▸ **Work required**: Copy the data precisely, character for character, and leave out every picture.

======== Recorded information ========

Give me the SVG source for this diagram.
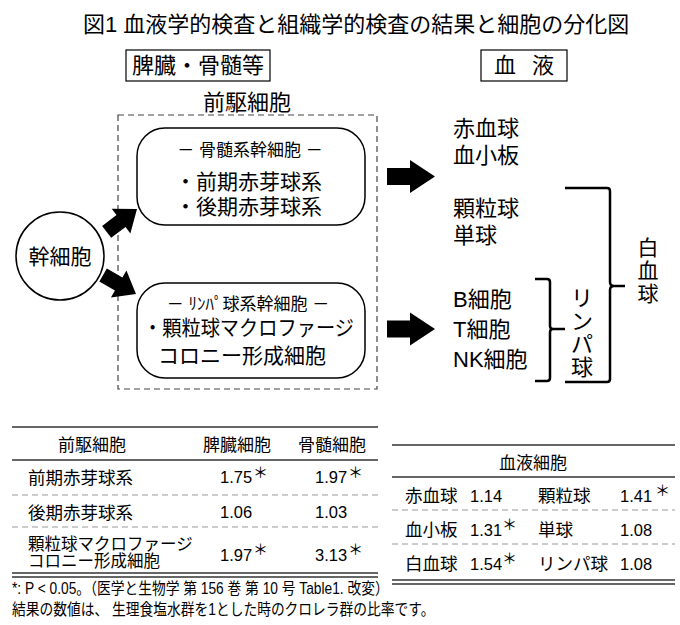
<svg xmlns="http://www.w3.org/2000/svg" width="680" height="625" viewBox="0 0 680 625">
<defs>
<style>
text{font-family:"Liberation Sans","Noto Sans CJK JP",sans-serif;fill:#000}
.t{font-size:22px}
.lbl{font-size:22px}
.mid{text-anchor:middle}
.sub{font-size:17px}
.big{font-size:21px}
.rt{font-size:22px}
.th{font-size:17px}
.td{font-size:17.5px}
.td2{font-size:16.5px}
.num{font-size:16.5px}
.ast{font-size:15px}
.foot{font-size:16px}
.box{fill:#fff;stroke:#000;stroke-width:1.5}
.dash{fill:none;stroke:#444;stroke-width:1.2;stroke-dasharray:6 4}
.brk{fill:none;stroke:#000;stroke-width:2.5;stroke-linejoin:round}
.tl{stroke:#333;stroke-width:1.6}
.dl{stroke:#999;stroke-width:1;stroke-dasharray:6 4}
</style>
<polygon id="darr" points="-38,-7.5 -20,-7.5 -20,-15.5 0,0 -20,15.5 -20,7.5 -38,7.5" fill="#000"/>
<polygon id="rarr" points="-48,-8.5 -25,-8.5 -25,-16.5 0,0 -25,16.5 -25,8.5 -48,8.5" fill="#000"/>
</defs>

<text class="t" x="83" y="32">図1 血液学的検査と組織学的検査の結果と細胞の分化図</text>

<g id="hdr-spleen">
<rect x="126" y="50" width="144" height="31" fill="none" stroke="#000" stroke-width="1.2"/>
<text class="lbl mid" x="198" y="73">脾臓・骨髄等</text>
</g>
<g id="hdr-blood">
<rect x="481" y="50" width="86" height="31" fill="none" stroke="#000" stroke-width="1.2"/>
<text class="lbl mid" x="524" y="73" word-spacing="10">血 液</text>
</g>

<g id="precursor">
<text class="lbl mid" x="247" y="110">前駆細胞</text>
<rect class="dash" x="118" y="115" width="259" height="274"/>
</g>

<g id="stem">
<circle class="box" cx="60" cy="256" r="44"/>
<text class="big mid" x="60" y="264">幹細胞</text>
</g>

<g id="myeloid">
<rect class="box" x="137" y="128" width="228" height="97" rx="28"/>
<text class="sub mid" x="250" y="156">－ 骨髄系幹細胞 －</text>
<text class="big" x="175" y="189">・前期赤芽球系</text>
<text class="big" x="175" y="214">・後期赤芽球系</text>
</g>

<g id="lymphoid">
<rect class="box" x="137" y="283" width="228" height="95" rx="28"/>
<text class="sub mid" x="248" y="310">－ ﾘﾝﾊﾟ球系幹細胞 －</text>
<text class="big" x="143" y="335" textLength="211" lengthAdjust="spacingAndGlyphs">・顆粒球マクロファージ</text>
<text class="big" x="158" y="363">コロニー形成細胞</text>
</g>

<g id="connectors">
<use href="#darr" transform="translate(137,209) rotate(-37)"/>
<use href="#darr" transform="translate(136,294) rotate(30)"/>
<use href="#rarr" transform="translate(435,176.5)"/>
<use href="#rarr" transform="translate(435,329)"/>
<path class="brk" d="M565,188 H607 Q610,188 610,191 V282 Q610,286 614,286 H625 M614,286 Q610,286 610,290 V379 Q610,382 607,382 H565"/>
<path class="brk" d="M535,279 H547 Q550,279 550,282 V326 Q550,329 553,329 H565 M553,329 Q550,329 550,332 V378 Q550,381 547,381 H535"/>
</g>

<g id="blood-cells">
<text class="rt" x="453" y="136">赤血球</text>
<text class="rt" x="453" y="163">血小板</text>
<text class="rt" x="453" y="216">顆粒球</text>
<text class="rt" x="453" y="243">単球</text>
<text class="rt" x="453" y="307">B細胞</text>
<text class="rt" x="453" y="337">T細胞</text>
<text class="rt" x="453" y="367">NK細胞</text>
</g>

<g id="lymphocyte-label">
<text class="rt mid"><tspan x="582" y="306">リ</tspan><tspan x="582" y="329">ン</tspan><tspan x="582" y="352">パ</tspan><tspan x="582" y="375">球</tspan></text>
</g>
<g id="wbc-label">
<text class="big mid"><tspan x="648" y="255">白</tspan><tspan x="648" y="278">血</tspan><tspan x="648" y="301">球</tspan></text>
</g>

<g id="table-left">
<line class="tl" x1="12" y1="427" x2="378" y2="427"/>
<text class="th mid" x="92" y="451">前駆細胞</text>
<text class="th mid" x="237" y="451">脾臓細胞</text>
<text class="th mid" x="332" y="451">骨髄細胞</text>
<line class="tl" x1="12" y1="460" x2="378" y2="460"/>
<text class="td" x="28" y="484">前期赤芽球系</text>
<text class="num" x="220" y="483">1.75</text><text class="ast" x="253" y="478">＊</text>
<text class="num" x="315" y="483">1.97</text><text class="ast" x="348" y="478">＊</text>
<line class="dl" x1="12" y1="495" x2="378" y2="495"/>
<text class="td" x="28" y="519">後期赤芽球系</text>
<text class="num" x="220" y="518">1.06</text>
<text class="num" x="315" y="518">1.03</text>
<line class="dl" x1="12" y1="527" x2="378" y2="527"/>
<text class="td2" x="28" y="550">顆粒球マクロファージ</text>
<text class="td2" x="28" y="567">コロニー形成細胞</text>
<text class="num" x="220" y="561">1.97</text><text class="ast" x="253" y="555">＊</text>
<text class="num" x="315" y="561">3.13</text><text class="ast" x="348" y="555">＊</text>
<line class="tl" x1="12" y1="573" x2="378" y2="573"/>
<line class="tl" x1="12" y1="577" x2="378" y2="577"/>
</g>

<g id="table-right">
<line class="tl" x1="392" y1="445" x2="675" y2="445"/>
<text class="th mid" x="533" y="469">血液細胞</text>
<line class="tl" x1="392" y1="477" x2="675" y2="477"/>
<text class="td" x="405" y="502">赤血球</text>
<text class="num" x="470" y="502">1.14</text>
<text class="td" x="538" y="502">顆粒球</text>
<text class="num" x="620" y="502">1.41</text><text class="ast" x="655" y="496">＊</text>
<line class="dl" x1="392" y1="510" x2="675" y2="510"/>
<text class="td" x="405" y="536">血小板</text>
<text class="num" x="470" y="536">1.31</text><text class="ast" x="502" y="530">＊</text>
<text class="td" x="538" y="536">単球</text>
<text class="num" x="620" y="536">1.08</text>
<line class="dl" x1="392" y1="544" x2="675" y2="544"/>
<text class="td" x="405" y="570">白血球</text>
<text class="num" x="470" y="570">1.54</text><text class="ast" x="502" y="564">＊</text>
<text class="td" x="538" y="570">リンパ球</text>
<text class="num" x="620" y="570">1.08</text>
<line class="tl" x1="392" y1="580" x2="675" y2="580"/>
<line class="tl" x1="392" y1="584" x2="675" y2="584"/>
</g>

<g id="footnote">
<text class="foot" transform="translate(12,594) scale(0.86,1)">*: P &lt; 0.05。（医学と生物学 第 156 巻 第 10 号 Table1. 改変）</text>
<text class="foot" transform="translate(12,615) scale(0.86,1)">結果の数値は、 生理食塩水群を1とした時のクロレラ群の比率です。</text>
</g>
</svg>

========

▸ **The result**:
Give me the SVG source for this diagram.
<svg xmlns="http://www.w3.org/2000/svg" width="680" height="625" viewBox="0 0 680 625">
<defs>
<style>
text{font-family:"Liberation Sans","Noto Sans CJK JP",sans-serif;fill:#000}
.t{font-size:22px}
.lbl{font-size:22px}
.mid{text-anchor:middle}
.sub{font-size:17px}
.big{font-size:21px}
.rt{font-size:22px}
.th{font-size:17px}
.td{font-size:17.5px}
.td2{font-size:16.5px}
.num{font-size:16.5px}
.ast{font-size:15px}
.foot{font-size:16px}
.box{fill:#fff;stroke:#000;stroke-width:1.5}
.dash{fill:none;stroke:#444;stroke-width:1.2;stroke-dasharray:6 4}
.brk{fill:none;stroke:#000;stroke-width:2.5;stroke-linejoin:round}
.tl{stroke:#333;stroke-width:1.6}
.dl{stroke:#999;stroke-width:1;stroke-dasharray:6 4}
</style>
<polygon id="darr" points="-38,-7.5 -20,-7.5 -20,-15.5 0,0 -20,15.5 -20,7.5 -38,7.5" fill="#000"/>
<polygon id="rarr" points="-48,-8.5 -25,-8.5 -25,-16.5 0,0 -25,16.5 -25,8.5 -48,8.5" fill="#000"/>
</defs>

<text class="t" x="83" y="32">図1 血液学的検査と組織学的検査の結果と細胞の分化図</text>

<g id="hdr-spleen">
<rect x="126" y="50" width="144" height="31" fill="none" stroke="#000" stroke-width="1.2"/>
<text class="lbl mid" x="198" y="73">脾臓・骨髄等</text>
</g>
<g id="hdr-blood">
<rect x="481" y="50" width="86" height="31" fill="none" stroke="#000" stroke-width="1.2"/>
<text class="lbl mid" x="524" y="73" word-spacing="10">血 液</text>
</g>

<g id="precursor">
<text class="lbl mid" x="247" y="110">前駆細胞</text>
<rect class="dash" x="118" y="115" width="259" height="274"/>
</g>

<g id="stem">
<circle class="box" cx="60" cy="256" r="44"/>
<text class="big mid" x="60" y="264">幹細胞</text>
</g>

<g id="myeloid">
<rect class="box" x="137" y="128" width="228" height="97" rx="28"/>
<text class="sub mid" x="250" y="156">－ 骨髄系幹細胞 －</text>
<text class="big" x="175" y="189">・前期赤芽球系</text>
<text class="big" x="175" y="214">・後期赤芽球系</text>
</g>

<g id="lymphoid">
<rect class="box" x="137" y="283" width="228" height="95" rx="28"/>
<text class="sub mid" x="248" y="310">－ ﾘﾝﾊﾟ球系幹細胞 －</text>
<text class="big" x="143" y="335" textLength="211" lengthAdjust="spacingAndGlyphs">・顆粒球マクロファージ</text>
<text class="big" x="158" y="363">コロニー形成細胞</text>
</g>

<g id="connectors">
<use href="#darr" transform="translate(137,209) rotate(-37)"/>
<use href="#darr" transform="translate(136,294) rotate(30)"/>
<use href="#rarr" transform="translate(435,176.5)"/>
<use href="#rarr" transform="translate(435,329)"/>
<path class="brk" d="M565,188 H607 Q610,188 610,191 V282 Q610,286 614,286 H625 M614,286 Q610,286 610,290 V379 Q610,382 607,382 H565"/>
<path class="brk" d="M535,279 H547 Q550,279 550,282 V326 Q550,329 553,329 H565 M553,329 Q550,329 550,332 V378 Q550,381 547,381 H535"/>
</g>

<g id="blood-cells">
<text class="rt" x="453" y="136">赤血球</text>
<text class="rt" x="453" y="163">血小板</text>
<text class="rt" x="453" y="216">顆粒球</text>
<text class="rt" x="453" y="243">単球</text>
<text class="rt" x="453" y="307">B細胞</text>
<text class="rt" x="453" y="337">T細胞</text>
<text class="rt" x="453" y="367">NK細胞</text>
</g>

<g id="lymphocyte-label">
<text class="rt mid"><tspan x="582" y="306">リ</tspan><tspan x="582" y="329">ン</tspan><tspan x="582" y="352">パ</tspan><tspan x="582" y="375">球</tspan></text>
</g>
<g id="wbc-label">
<text class="big mid"><tspan x="648" y="255">白</tspan><tspan x="648" y="278">血</tspan><tspan x="648" y="301">球</tspan></text>
</g>

<g id="table-left">
<line class="tl" x1="12" y1="427" x2="378" y2="427"/>
<text class="th mid" x="92" y="451">前駆細胞</text>
<text class="th mid" x="237" y="451">脾臓細胞</text>
<text class="th mid" x="332" y="451">骨髄細胞</text>
<line class="tl" x1="12" y1="460" x2="378" y2="460"/>
<text class="td" x="28" y="484">前期赤芽球系</text>
<text class="num" x="220" y="483">1.75</text><text class="ast" x="253" y="478">＊</text>
<text class="num" x="315" y="483">1.97</text><text class="ast" x="348" y="478">＊</text>
<line class="dl" x1="12" y1="495" x2="378" y2="495"/>
<text class="td" x="28" y="519">後期赤芽球系</text>
<text class="num" x="220" y="518">1.06</text>
<text class="num" x="315" y="518">1.03</text>
<line class="dl" x1="12" y1="527" x2="378" y2="527"/>
<text class="td2" x="28" y="550">顆粒球マクロファージ</text>
<text class="td2" x="28" y="567">コロニー形成細胞</text>
<text class="num" x="220" y="561">1.97</text><text class="ast" x="253" y="555">＊</text>
<text class="num" x="315" y="561">3.13</text><text class="ast" x="348" y="555">＊</text>
<line class="tl" x1="12" y1="573" x2="378" y2="573"/>
<line class="tl" x1="12" y1="577" x2="378" y2="577"/>
</g>

<g id="table-right">
<line class="tl" x1="392" y1="445" x2="675" y2="445"/>
<text class="th mid" x="533" y="469">血液細胞</text>
<line class="tl" x1="392" y1="477" x2="675" y2="477"/>
<text class="td" x="405" y="502">赤血球</text>
<text class="num" x="470" y="502">1.14</text>
<text class="td" x="538" y="502">顆粒球</text>
<text class="num" x="620" y="502">1.41</text><text class="ast" x="655" y="496">＊</text>
<line class="dl" x1="392" y1="510" x2="675" y2="510"/>
<text class="td" x="405" y="536">血小板</text>
<text class="num" x="470" y="536">1.31</text><text class="ast" x="502" y="530">＊</text>
<text class="td" x="538" y="536">単球</text>
<text class="num" x="620" y="536">1.08</text>
<line class="dl" x1="392" y1="544" x2="675" y2="544"/>
<text class="td" x="405" y="570">白血球</text>
<text class="num" x="470" y="570">1.54</text><text class="ast" x="502" y="564">＊</text>
<text class="td" x="538" y="570">リンパ球</text>
<text class="num" x="620" y="570">1.08</text>
<line class="tl" x1="392" y1="580" x2="675" y2="580"/>
<line class="tl" x1="392" y1="584" x2="675" y2="584"/>
</g>

<g id="footnote">
<text class="foot" transform="translate(12,594) scale(0.86,1)">*: P &lt; 0.05。（医学と生物学 第 156 巻 第 10 号 Table1. 改変）</text>
<text class="foot" transform="translate(12,615) scale(0.86,1)">結果の数値は、 生理食塩水群を1とした時のクロレラ群の比率です。</text>
</g>
</svg>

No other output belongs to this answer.